◆ Description of the task ◆
Pick out each line with the word "React" from the material that follows.

◆ Information provided ◆
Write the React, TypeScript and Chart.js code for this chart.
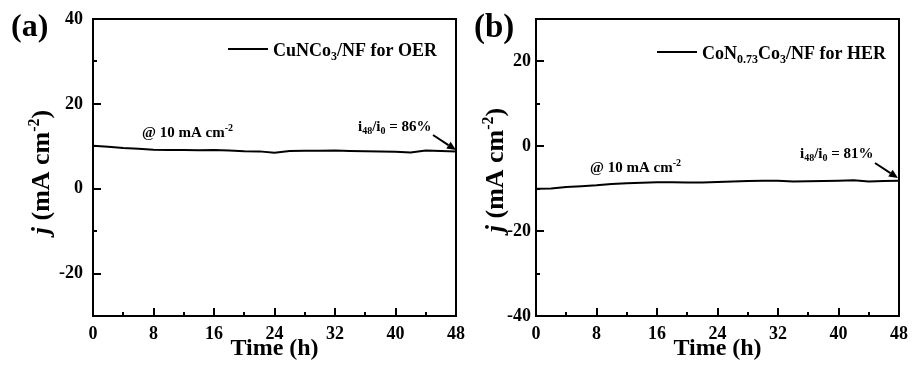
import React, { useEffect, useRef } from 'react';
import Chart from 'chart.js/auto';

// ---------- data ----------
const timeH = [0, 2, 4, 6, 8, 10, 12, 14, 16, 18, 20, 22, 24, 26, 28, 30, 32, 34, 36, 38, 40, 42, 44, 46, 48];
const currentOER = [10.1, 9.9, 9.6, 9.4, 9.2, 9.15, 9.1, 9.05, 9.1, 9.0, 8.85, 8.8, 8.5, 8.9, 8.95, 8.95, 9.0, 8.9, 8.85, 8.8, 8.7, 8.55, 9.0, 8.9, 8.8];
const currentHER = [-10.0, -9.95, -9.6, -9.4, -9.2, -8.9, -8.7, -8.6, -8.5, -8.5, -8.55, -8.55, -8.4, -8.3, -8.2, -8.15, -8.1, -8.3, -8.25, -8.2, -8.1, -8.0, -8.3, -8.2, -8.1];
const xTicks = [0, 8, 16, 24, 32, 40, 48];
const yTicksA = [-20, 0, 20, 40];
const yTicksB = [-40, -20, 0, 20];

const FONT = '"Liberation Serif", "Times New Roman", serif';

type Seg = { t: string; size: number; dy?: number; italic?: boolean };

function fontOf(s: Seg) {
  return `${s.italic ? 'italic ' : ''}bold ${s.size}px ${FONT}`;
}

function richWidth(ctx: CanvasRenderingContext2D, segs: Seg[]) {
  let w = 0;
  for (const s of segs) {
    ctx.font = fontOf(s);
    w += ctx.measureText(s.t).width;
  }
  return w;
}

function drawRich(ctx: CanvasRenderingContext2D, segs: Seg[], x: number, y: number) {
  ctx.textBaseline = 'alphabetic';
  ctx.textAlign = 'left';
  let cx = x;
  for (const s of segs) {
    ctx.font = fontOf(s);
    ctx.fillText(s.t, cx, y + (s.dy || 0));
    cx += ctx.measureText(s.t).width;
  }
}

type PanelCfg = {
  label: string;
  labelSize: number;
  labelPos: [number, number];
  yTitlePos: [number, number];
  legendLine: [number, number, number];
  legendText: Seg[];
  legendTextPos: [number, number];
  condPos: [number, number];
  ratioText: Seg[];
  ratioPos: [number, number];
  arrow: [number, number, number, number];
};

const yTitle: Seg[] = [
  { t: 'j', size: 26, italic: true },
  { t: ' (mA cm', size: 26 },
  { t: '-2', size: 16, dy: -10 },
  { t: ')', size: 26 },
];
const condText: Seg[] = [
  { t: '@ 10 mA cm', size: 15 },
  { t: '-2', size: 10, dy: -6 },
];

const decorPlugin = {
  id: 'decor',
  afterDraw(chart: any, _args: any, opts: any) {
    const cfg: PanelCfg = opts.cfg;
    if (!cfg) return;
    const { ctx, chartArea: ca, scales } = chart;
    const xs = scales.x;
    const ys = scales.y;
    ctx.save();
    ctx.strokeStyle = '#000';
    ctx.fillStyle = '#000';
    ctx.lineWidth = 2;
    // frame
    ctx.strokeRect(ca.left, ca.top, ca.right - ca.left, ca.bottom - ca.top);
    // x ticks (inward)
    ctx.beginPath();
    for (let v = xs.min; v <= xs.max + 1e-9; v += 4) {
      const px = Math.round(xs.getPixelForValue(v));
      const len = v % 8 === 0 ? 8 : 4;
      ctx.moveTo(px, ca.bottom);
      ctx.lineTo(px, ca.bottom - len);
    }
    // y ticks (inward)
    for (let v = Math.ceil(ys.min / 10) * 10; v <= ys.max + 1e-9; v += 10) {
      const py = Math.round(ys.getPixelForValue(v));
      const len = v % 20 === 0 ? 8 : 4;
      ctx.moveTo(ca.left, py);
      ctx.lineTo(ca.left + len, py);
    }
    ctx.stroke();

    // panel label
    ctx.font = `bold ${cfg.labelSize}px ${FONT}`;
    ctx.textAlign = 'left';
    ctx.textBaseline = 'alphabetic';
    ctx.fillText(cfg.label, cfg.labelPos[0], cfg.labelPos[1]);

    // x title
    ctx.font = `bold 24px ${FONT}`;
    ctx.textAlign = 'center';
    ctx.fillText('Time (h)', (ca.left + ca.right) / 2, 355);

    // y title (rotated)
    ctx.save();
    ctx.translate(cfg.yTitlePos[0], cfg.yTitlePos[1]);
    ctx.rotate(-Math.PI / 2);
    const w = richWidth(ctx, yTitle);
    drawRich(ctx, yTitle, -w / 2, 9);
    ctx.restore();

    // legend
    ctx.beginPath();
    ctx.moveTo(cfg.legendLine[0], cfg.legendLine[2]);
    ctx.lineTo(cfg.legendLine[1], cfg.legendLine[2]);
    ctx.stroke();
    drawRich(ctx, cfg.legendText, cfg.legendTextPos[0], cfg.legendTextPos[1]);

    // annotations
    drawRich(ctx, condText, cfg.condPos[0], cfg.condPos[1]);
    drawRich(ctx, cfg.ratioText, cfg.ratioPos[0], cfg.ratioPos[1]);

    // arrow
    const [x1, y1, x2, y2] = cfg.arrow;
    const ang = Math.atan2(y2 - y1, x2 - x1);
    const hl = 9;
    const hw = 4;
    const bx = x2 - hl * Math.cos(ang);
    const by = y2 - hl * Math.sin(ang);
    ctx.lineWidth = 2;
    ctx.beginPath();
    ctx.moveTo(x1, y1);
    ctx.lineTo(bx, by);
    ctx.stroke();
    ctx.beginPath();
    ctx.moveTo(x2, y2);
    ctx.lineTo(bx + hw * Math.sin(ang), by - hw * Math.cos(ang));
    ctx.lineTo(bx - hw * Math.sin(ang), by + hw * Math.cos(ang));
    ctx.closePath();
    ctx.fill();
    ctx.restore();
  },
};

function makeChart(
  canvas: HTMLCanvasElement,
  values: number[],
  yMin: number,
  yMax: number,
  yTicks: number[],
  axisWidth: number,
  rightPad: number,
  yLabelPad: number,
  cfg: PanelCfg
) {
  return new Chart(canvas, {
    type: 'line',
    data: {
      datasets: [
        {
          data: timeH.map((t, i) => ({ x: t, y: values[i] })),
          borderColor: '#000',
          borderWidth: 2,
          pointRadius: 0,
          tension: 0,
          fill: false,
        },
      ],
    },
    options: {
      animation: false,
      responsive: false,
      devicePixelRatio: 1,
      events: [],
      layout: { padding: { left: 0, top: 19, right: rightPad, bottom: 0 } },
      plugins: {
        legend: { display: false },
        tooltip: { enabled: false },
        decor: { cfg },
      } as any,
      scales: {
        x: {
          type: 'linear',
          min: 0,
          max: 48,
          grid: { display: false, drawTicks: false },
          border: { display: false },
          ticks: {
            color: '#000',
            font: { family: FONT, size: 18, weight: 'bold' },
            padding: 8,
            maxRotation: 0,
            autoSkip: false,
          },
          afterBuildTicks: (s: any) => {
            s.ticks = xTicks.map((v) => ({ value: v }));
          },
          afterFit: (s: any) => {
            s.height = 56;
            s.paddingLeft = 0;
            s.paddingRight = 0;
          },
        },
        y: {
          type: 'linear',
          min: yMin,
          max: yMax,
          grid: { display: false, drawTicks: false },
          border: { display: false },
          ticks: {
            color: '#000',
            font: { family: FONT, size: 18, weight: 'bold' },
            padding: yLabelPad,
            autoSkip: false,
          },
          afterBuildTicks: (s: any) => {
            s.ticks = yTicks.map((v) => ({ value: v }));
          },
          afterFit: (s: any) => {
            s.width = axisWidth;
            s.paddingTop = 0;
            s.paddingBottom = 0;
          },
        },
      },
    } as any,
    plugins: [decorPlugin as any],
  });
}

const cfgA: PanelCfg = {
  label: '(a)',
  labelSize: 32,
  labelPos: [11, 36],
  yTitlePos: [40, 172],
  legendLine: [228, 268, 49],
  legendText: [
    { t: 'CuNCo', size: 18 },
    { t: '3', size: 12, dy: 4 },
    { t: '/NF for OER', size: 18 },
  ],
  legendTextPos: [273, 56],
  condPos: [142, 137],
  ratioText: [
    { t: 'i', size: 15 },
    { t: '48', size: 10, dy: 3 },
    { t: '/i', size: 15 },
    { t: '0', size: 10, dy: 3 },
    { t: ' = 86%', size: 15 },
  ],
  ratioPos: [358, 131],
  arrow: [433, 135, 456, 150],
};

const cfgB: PanelCfg = {
  label: '(b)',
  labelSize: 33,
  labelPos: [474, 37],
  yTitlePos: [494, 170],
  legendLine: [657, 697, 52],
  legendText: [
    { t: 'CoN', size: 18 },
    { t: '0.73', size: 12, dy: 4 },
    { t: 'Co', size: 18 },
    { t: '3', size: 12, dy: 4 },
    { t: '/NF for HER', size: 18 },
  ],
  legendTextPos: [702, 59],
  condPos: [590, 172],
  ratioText: [
    { t: 'i', size: 15 },
    { t: '48', size: 10, dy: 3 },
    { t: '/i', size: 15 },
    { t: '0', size: 10, dy: 3 },
    { t: ' = 81%', size: 15 },
  ],
  ratioPos: [800, 158],
  arrow: [875, 163, 898, 178],
};

export default function App() {
  const refA = useRef<HTMLCanvasElement>(null);
  const refB = useRef<HTMLCanvasElement>(null);

  useEffect(() => {
    const a = makeChart(refA.current!, currentOER, -30, 40, yTicksA, 93, 912 - 456, 10, cfgA);
    const b = makeChart(refB.current!, currentHER, -40, 30, yTicksB, 536, 912 - 899, 5, cfgB);
    return () => {
      a.destroy();
      b.destroy();
    };
  }, []);

  const style: React.CSSProperties = {
    position: 'absolute',
    left: 0,
    top: 0,
    width: 912,
    height: 372,
  };

  return (
    <div style={{ position: 'absolute', left: 0, top: 0, width: 912, height: 372, background: '#fff' }}>
      <canvas ref={refA} width={912} height={372} style={style} />
      <canvas ref={refB} width={912} height={372} style={style} />
    </div>
  );
}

◆ Final answer ◆
Write the React, TypeScript and Chart.js code for this chart.
import React, { useEffect, useRef } from 'react';
  const style: React.CSSProperties = {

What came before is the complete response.